This one is quite elaborate… Really don’t get how they can sleep at night after scamming the vulnerable and empathetic portion of our society.

21 comments
  1. Unfortunately this isn’t a new tactic, it’s been doing the rounds a while. It is fucking horrific.

  2. Best advice you can give them in these situations is 1) call the person they are pretending to be on the number you have for them and if that doesn’t work 2) call the number.

  3. The big giveaway to me is asking them to text back. As if a parent or anybody for that matter, would just send a text in this situation.

  4. Benefit of calling your mam mam like a normal Irish person.

    It’s shit and over 60s will fall for these things easily sit your parents down and make a plan for what to do when they get these texts.

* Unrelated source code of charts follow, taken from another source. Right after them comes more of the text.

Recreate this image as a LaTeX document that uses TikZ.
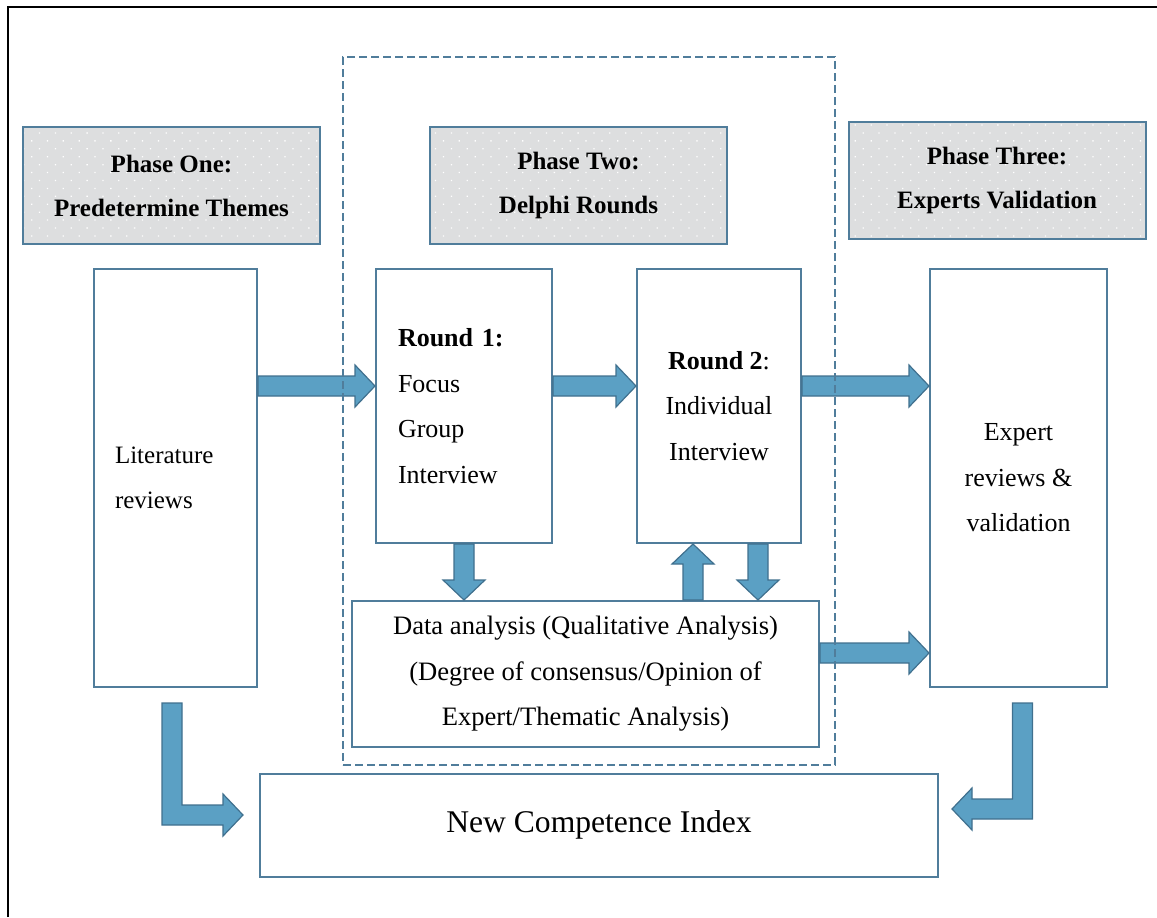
\documentclass[tikz,border=0pt]{standalone}
\usepackage{fontspec}
\setmainfont{Liberation Serif}
\usepackage{tikz}
\usetikzlibrary{calc}
\usetikzlibrary{patterns.meta}
\definecolor{boxline}{RGB}{80,125,155}
\definecolor{arrowfill}{RGB}{91,160,196}
\definecolor{arrowline}{RGB}{64,112,142}
\definecolor{phasefill}{RGB}{221,222,223}
\newcommand{\fatshaft}{5pt}
\newcommand{\fathead}{10.5pt}
\newcommand{\fatlen}{10pt}
\tikzset{every picture/.style={x=0.5pt,y=-0.5pt},
box/.style={draw=boxline,line width=1pt,fill=white,inner sep=0pt,align=center,font=\fontsize{13}{22.75}\selectfont},
phase/.style={draw=boxline,line width=1pt,preaction={fill=phasefill},pattern={Dots[distance=5.6pt,radius=0.45pt,angle=45]},pattern color=white,
  minimum width=148.5pt,minimum height=58.5pt,align=center,font=\fontsize{12.5}{22}\selectfont\bfseries},
fatarrow/.style={draw=arrowline,fill=arrowfill,line width=0.6pt,
  to path={let \p1=(\tikztostart), \p2=(\tikztotarget), \p3=($(\p2)!\fatlen!(\p1)$) in
    ($(\p1)!\fatshaft!90:(\p2)$) -- ($(\p3)!\fatshaft!270:(\p1)$) -- ($(\p3)!\fathead!270:(\p1)$) -- (\p2)
    -- ($(\p3)!\fathead!90:(\p1)$) -- ($(\p3)!\fatshaft!90:(\p1)$) -- ($(\p1)!\fatshaft!270:(\p2)$) -- cycle}},
bentarrow/.style={draw=arrowline,fill=arrowfill,line width=0.6pt,
  to path={let \p1=(\tikztostart), \p2=(\tikztotarget), \n1={(\x2-\x1)/abs(\x2-\x1)} in
    ({\x1-(\n1)*\fatshaft},\y1) -- ({\x1+(\n1)*\fatshaft},\y1) -- ({\x1+(\n1)*\fatshaft},{\y2+\fatshaft})
    -- ({\x2-(\n1)*\fatlen},{\y2+\fatshaft}) -- ({\x2-(\n1)*\fatlen},{\y2+\fathead}) -- (\p2)
    -- ({\x2-(\n1)*\fatlen},{\y2-\fathead}) -- ({\x2-(\n1)*\fatlen},{\y2-\fatshaft})
    -- ({\x1-(\n1)*\fatshaft},{\y2-\fatshaft}) -- cycle}}}
\begin{document}
\begin{tikzpicture}
\useasboundingbox (0,0) rectangle (1157,917);
\draw[line width=1.3pt] (8,917) -- (8,7) -- (1157,7);
% phase headers
\node[phase] (p1) at (171.5,185.5) {Phase One:\\Predetermine Themes};
\node[phase] (p2) at (578.5,185.5) {Phase Two:\\Delphi Rounds};
\node[phase] (p3) at (997,180.5) {Phase Three:\\Experts Validation};
% boxes
\node[box,align=left,text width=60.5pt,inner xsep=10.5pt,minimum height=209pt,font=\fontsize{12.5}{22.5}\selectfont] (lit) at (175.5,478) {Literature\\reviews};
\node[box,align=left,text width=66pt,inner xsep=11pt,minimum height=137pt] (r1) at (464,406) {\textbf{Round 1:}\\Focus\\Group\\Interview};
\node[box,minimum width=82pt,minimum height=137pt] (r2) at (719,406) {\textbf{Round 2}:\\Individual\\Interview};
\node[box,minimum width=88.5pt,minimum height=209pt] (expert) at (1018.5,478) {Expert\\reviews \&\\validation};
\node[box,minimum width=233.5pt,minimum height=73pt,font=\fontsize{13.3}{22.8}\selectfont] (da) at (585.5,674) {Data analysis (Qualitative Analysis)\\(Degree of consensus/Opinion of\\Expert/Thematic Analysis)};
\node[box,minimum width=339pt,minimum height=51.5pt,font=\fontsize{15.8}{20}\selectfont] (nci) at (599,825) {New Competence Index};
% arrows
\coordinate (flow) at (0,386);
\coordinate (back) at (0,653);
\coordinate (upcol) at (693,0);
\coordinate (downcol) at (758,0);
\draw[fatarrow] (lit.east |- flow) to (r1.west |- flow);
\draw[fatarrow] (r1.east |- flow) to (r2.west |- flow);
\draw[fatarrow] (r2.east |- flow) to (expert.west |- flow);
\draw[fatarrow] (da.east |- back) to (expert.west |- back);
\draw[fatarrow] (r1.south) to (r1.south |- da.north);
\draw[fatarrow] (upcol |- da.north) to (upcol |- r2.south);
\draw[fatarrow] (downcol |- r2.south) to (downcol |- da.north);
\draw[bentarrow] ([shift={(-3.5,15)}]lit.south) to ([shift={(-16,-10)}]nci.west);
\draw[bentarrow] ([shift={(4,15)}]expert.south) to ([shift={(13,-16)}]nci.east);
% delphi frame
\node[draw=boxline,line width=1pt,dash pattern=on 4pt off 2pt,minimum width=246pt,minimum height=354pt,inner sep=0pt] (delphi) at (589,411) {};
\end{tikzpicture}
\end{document}
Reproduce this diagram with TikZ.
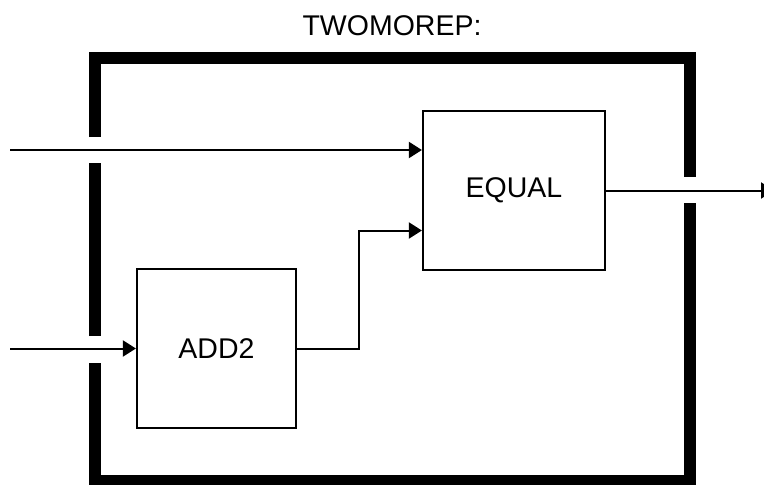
\documentclass[tikz,border=0pt]{standalone}
\usepackage{fontspec}
\setmainfont{Liberation Sans}
\usetikzlibrary{arrows.meta,positioning}
\begin{document}
\begin{tikzpicture}[x=1pt,y=-1pt,
  block/.style={draw,line width=2.2pt,inner sep=0pt,font=\fontsize{28.5}{30}\selectfont},
  wire/.style={line width=2pt,-{Triangle[length=13pt,width=16pt]}},
  frame/.style={line width=12pt,line cap=butt,line join=miter}]
\clip (0,0) rectangle (764,485);
\fill[white] (0,0) rectangle (764,485);
\node[font=\fontsize{28.5}{30}\selectfont] (title) at (392,26) {TWOMOREP:};
% outer frame with gaps for the wires
\draw[frame] (94.5,137) -- (94.5,57.5) -- (689.5,57.5) -- (689.5,177);
\draw[frame] (689.5,203) -- (689.5,481) -- (94.5,481) -- (94.5,363);
\draw[frame] (94.5,336) -- (94.5,163);
% blocks
\node[block,minimum width=159pt,minimum height=159pt] (add) at (216.5,348.5) {ADD2};
\node[block,minimum width=182pt,minimum height=159pt] (equal) at (514,190.5) {EQUAL};
\coordinate (in1) at (10,150);
\coordinate (in2) at (10,348.5);
\coordinate (out) at (774,190.5);
\coordinate (eqin2) at ([yshift=-40pt]equal.west);
\draw[wire] (in1) -- (in1 -| equal.west);
\draw[wire] (in2) -- (add.west);
\draw[wire] (add.east) -- (359,348.5) |- (eqin2);
\draw[wire] (equal.east) -- (out);
\end{tikzpicture}
\end{document}
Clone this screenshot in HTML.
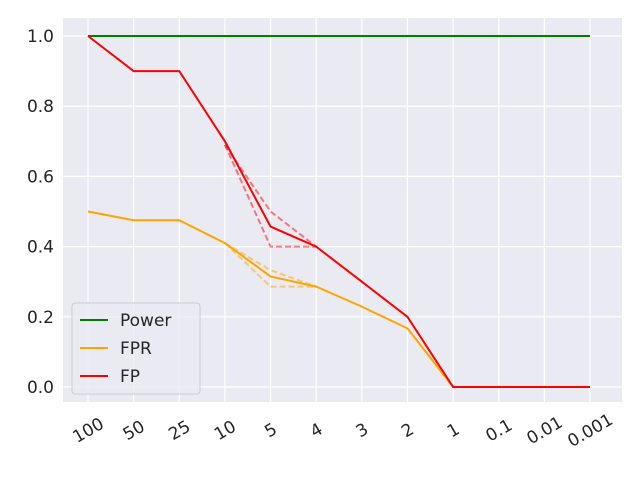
<!DOCTYPE html>
<html><head><meta charset="utf-8"><style>
body{margin:0;background:#fff}
svg{display:block;font-family:"DejaVu Sans","Liberation Sans",sans-serif}
</style></head><body>
<svg id="chart" width="640" height="480"></svg>
<script>
const categories=["100","50","25","10","5","4","3","2","1","0.1","0.01","0.001"];
const power=[1,1,1,1,1,1,1,1,1,1,1,1];
const fpr=[0.5,0.475,0.475,0.41,0.315,0.286,0.229,0.167,0,0,0,0];
const fp=[1,0.9,0.9,0.7,0.457,0.4,0.3,0.2,0,0,0,0];
const fpUpperIdx=[3,4,5];const fpUpper=[0.69,0.5,0.4];
const fpLower=[0.69,0.4,0.4];
const fprUpper=[0.41,0.333,0.286];
const fprLower=[0.41,0.286,0.286];
const yTicks=[0,0.2,0.4,0.6,0.8,1.0];
const NS="http://www.w3.org/2000/svg";
const svg=document.getElementById('chart');
const L=63,R=622,T=18,B=402;
const x=i=>88+i*(590-88)/(categories.length-1);
const y=v=>387-v*351;
function el(t,a,p){const e=document.createElementNS(NS,t);for(const k in a)e.setAttribute(k,a[k]);(p||svg).appendChild(e);return e;}
const bg=el('rect',{x:L,y:T,width:R-L,height:B-T,fill:'#eaeaf2'});

yTicks.forEach(v=>{
 const g=el('line',{x1:L,x2:R,y1:y(v),y2:y(v),stroke:'#fff','stroke-width':1.2});
 
 const t=el('text',{x:L-9,y:y(v)+6,'text-anchor':'end','font-size':17,fill:'#262626'});t.textContent=v.toFixed(1);
 
});
categories.forEach((c,i)=>{
 const g=el('line',{x1:x(i),x2:x(i),y1:T,y2:B,stroke:'#fff','stroke-width':1.2});
 
 const t=el('text',{x:0,y:6,'text-anchor':'middle','font-size':17,fill:'#262626',transform:`translate(${x(i)},${B+28}) rotate(-30)`});
 t.textContent=c;
 
});
function line(vals,idx,color,name,dash,op){
 const pts=vals.map((v,k)=>x(idx?idx[k]:k)+','+y(v)).join(' ');
 const p=el('polyline',{points:pts,fill:'none',stroke:color,'stroke-width':2,'stroke-dasharray':dash||'none',opacity:op||1});
 
}
line(fprUpper,fpUpperIdx,'orange','fpr-upper-dashed','6,3',0.5);
line(fprLower,fpUpperIdx,'orange','fpr-lower-dashed','6,3',0.5);
line(fpUpper,fpUpperIdx,'red','fp-upper-dashed','6,3',0.5);
line(fpLower,fpUpperIdx,'red','fp-lower-dashed','6,3',0.5);
line(power,null,'green','power-line');
line(fpr,null,'orange','fpr-line');
line(fp,null,'red','fp-line');
const lg=el('g',{});
el('rect',{x:72,y:303,width:128,height:91,rx:3,fill:'#eaeaf2',stroke:'#ccc','fill-opacity':0.8},lg);
[['Power','green'],['FPR','orange'],['FP','red']].forEach((d,k)=>{
 const yy=320+k*28;
 const l=el('line',{x1:80,x2:108,y1:yy,y2:yy,stroke:d[1],'stroke-width':2},lg);
 
 const t=el('text',{x:120,y:yy+6,'font-size':17,fill:'#262626'},lg);t.textContent=d[0];
 
});
</script>
</body></html>
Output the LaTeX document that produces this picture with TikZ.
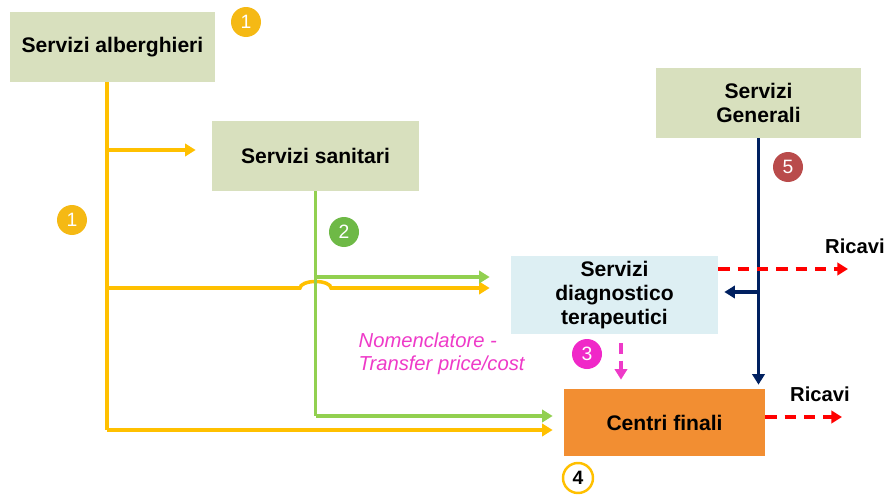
\documentclass[tikz,border=0pt]{standalone}
\usepackage{fontspec}
\setmainfont{Liberation Sans}
\usetikzlibrary{arrows.meta}
\definecolor{boxgreen}{RGB}{216,224,190}
\definecolor{boxblue}{RGB}{221,239,243}
\definecolor{boxorange}{RGB}{242,142,50}
\definecolor{lorange}{RGB}{255,192,0}
\definecolor{lgreen}{RGB}{146,208,80}
\definecolor{lblue}{RGB}{0,32,96}
\definecolor{lmagenta}{RGB}{238,58,200}
\definecolor{bgold}{RGB}{245,185,20}
\definecolor{bgreen}{RGB}{110,185,70}
\definecolor{bmagenta}{RGB}{240,40,200}
\definecolor{bred}{RGB}{185,75,75}

\begin{document}
\begin{tikzpicture}[
    font=\fontsize{11}{13}\selectfont,
    box/.style={fill=boxgreen, minimum width=4.1cm, minimum height=1.4cm, align=center, font=\fontsize{12}{13.5}\selectfont\bfseries},
    badge/.style={circle, fill=#1, text=white, inner sep=0pt, minimum size=0.6cm},
    oline/.style={draw=lorange, line width=2pt},
    gline/.style={draw=lgreen, line width=2pt},
    bline/.style={draw=lblue, line width=2pt},
    rline/.style={draw=red, line width=2pt, dash pattern=on 6.5pt off 4.5pt},
    mline/.style={draw=lmagenta, line width=2pt, dash pattern=on 6pt off 4pt},
    >={Triangle[length=6pt, width=7pt]}
  ]
    \useasboundingbox (0,0) rectangle (17.8,-9.9);

    \node[box] (alb) at (2.25,-0.94) {Servizi alberghieri};
    \node[box, minimum width=4.14cm] (san) at (6.31,-3.12) {Servizi sanitari};
    \node[box] (gen) at (15.17,-2.06) {Servizi\\Generali};
    \node[box, fill=boxblue, minimum width=4.14cm, minimum height=1.44cm] (dia) at (12.29,-5.9) {Servizi\\diagnostico\\terapeutici};
    \node[box, fill=boxorange, minimum width=4.02cm, minimum height=1.34cm] (fin) at (13.29,-8.45) {Centri finali};

    \node[badge=bgold] (b1a) at (4.92,-0.44) {1};
    \node[badge=bgold] (b1b) at (1.44,-4.4) {1};
    \node[badge=bgreen] (b2) at (6.88,-4.64) {2};
    \node[badge=bmagenta] (b3) at (11.74,-7.08) {3};
    \node[circle, draw=lorange, line width=1.4pt, fill=white, inner sep=0pt, minimum size=0.6cm, font=\fontsize{11}{13}\selectfont\bfseries] (b4) at (11.56,-9.56) {4};
    \node[badge=bred] (b5) at (15.76,-3.34) {5};

    \node[anchor=west, align=left, text=lmagenta, font=\fontsize{11.5}{13}\selectfont\itshape] (nom) at (7.05,-7.08) {Nomenclatore -\\Transfer price/cost};
    \node[font=\fontsize{11.5}{13}\selectfont\bfseries] (ric1) at (17.1,-4.92) {Ricavi};
    \node[font=\fontsize{11.5}{13}\selectfont\bfseries] (ric2) at (16.4,-7.88) {Ricavi};

    % alberghieri
    \coordinate (o1) at (2.14,-3.0);
    \coordinate (o2) at (2.14,-5.76);
    \coordinate (o3) at (2.14,-8.6);
    \draw[oline] (alb.south -| o1) -- (o3);
    \draw[oline, ->, shorten >=0.32cm] (o1) -- (o1 -| san.west);
    \draw[oline, ->, shorten >=0.42cm] (o2) -- (6.0,-5.76) arc[start angle=180, end angle=0, x radius=0.31cm, y radius=0.13cm] -- (o2 -| dia.west);
    \draw[oline, ->, shorten >=0.22cm] (o3) -- (o3 -| fin.west);

    % sanitari
    \coordinate (g1) at (6.31,-5.54);
    \coordinate (g2) at (6.31,-8.32);
    \draw[gline] (san.south) -- (g2);
    \draw[gline, ->, shorten >=0.42cm] (g1) -- (g1 -| dia.west);
    \draw[gline, ->, shorten >=0.22cm] (g2) -- (g2 -| fin.west);

    % generali
    \coordinate (n1) at (15.17,-5.84);
    \draw[bline, ->, shorten >=0.08cm] (gen.south) -- (gen.south |- fin.north);
    \draw[bline, ->, shorten >=0.12cm] (n1) -- (n1 -| dia.east);

    % ricavi
    \coordinate (r1) at (16.96,-5.38);
    \coordinate (r2) at (16.84,-8.34);
    \draw[rline, ->] (r1 -| dia.east) -- (r1);
    \draw[rline, ->] (r2 -| fin.east) -- (r2);

    % transfer
    \coordinate (m1) at (12.42,-6.86);
    \draw[mline, ->, shorten >=0.18cm] (m1) -- (m1 |- fin.north);
  \end{tikzpicture}
\end{document}
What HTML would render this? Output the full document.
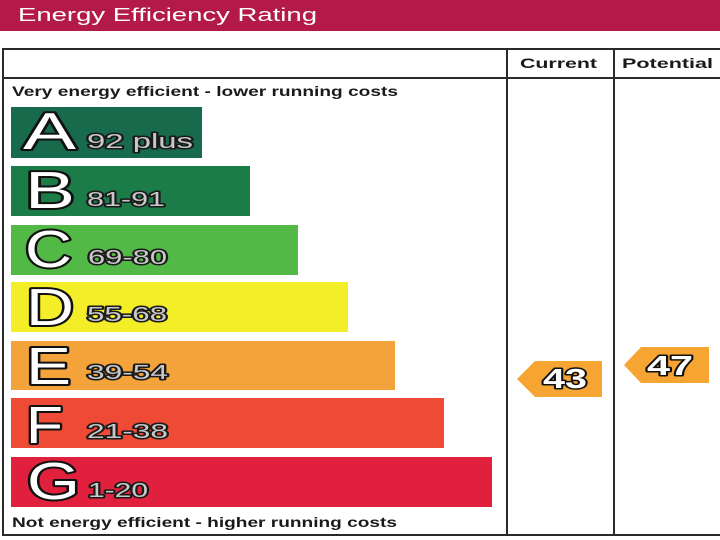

Have a codeword or tell them to ring your original number. A parent will panic if they see a message like this and won’t think rationally.

  5. My sister got a similar message the other day but only saw the preview and then couldnt find the message ( I think it moved to spam) but she was in a panic then thinking something had happened to my niece who is in primary school. So she rang the school saying she think she got a text from her daughter and the school was like ya no she fine, your not the first parent to have called about this recently.

  6. Oof, I recently changed network and they screwed up the move number between networks. It got sorted in the end but I did have a different number for a week, so I could totally have sent this type of message in that period.